Question

question 7 of 10, step 1 of 1
use gauss-jordan elimination to solve the following system of equations. if there is a solution, write your answer in the format (x, y).
\

$$\begin{cases}7x + 4y = -58\\\\4x + 3y = -36\\end{cases}$$

indicate the number of solutions to this system. state the solution, if one exists, and if there are infinitely many solutions, express the solution set in terms of one of the variables.
selecting an option will display any text boxes needed to complete your answer.
\bigcirc no solution
\bigcirc one solution
\bigcirc infinitely many solutions

Explanation:

Step1: Write augmented matrix

$$\begin{bmatrix} 7 & 4 & \mid & -58 \\ 4 & 3 & \mid & -36 \end{bmatrix}$$

Step2: Normalize row1 (divide by 7)

$$\begin{bmatrix} 1 & \frac{4}{7} & \mid & -\frac{58}{7} \\ 4 & 3 & \mid & -36 \end{bmatrix}$$

Step3: Eliminate x from row2

Row2 = Row2 - 4×Row1

$$\begin{bmatrix} 1 & \frac{4}{7} & \mid & -\frac{58}{7} \\ 0 & \frac{5}{7} & \mid & -\frac{20}{7} \end{bmatrix}$$

Step4: Normalize row2 (multiply by $\frac{7}{5}$)

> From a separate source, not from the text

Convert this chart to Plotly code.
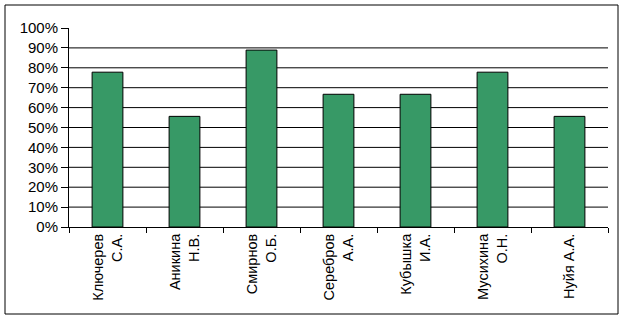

$$\begin{bmatrix} 1 & \frac{4}{7} & \mid & -\frac{58}{7} \\ 0 & 1 & \mid & -4 \end{bmatrix}$$

Step5: Eliminate y from row1

Row1 = Row1 - $\frac{4}{7}$×Row2

$$\begin{bmatrix} 1 & 0 & \mid & -6 \\ 0 & 1 & \mid & -4 \end{bmatrix}$$

Answer:

○ One Solution
$(-6, -4)$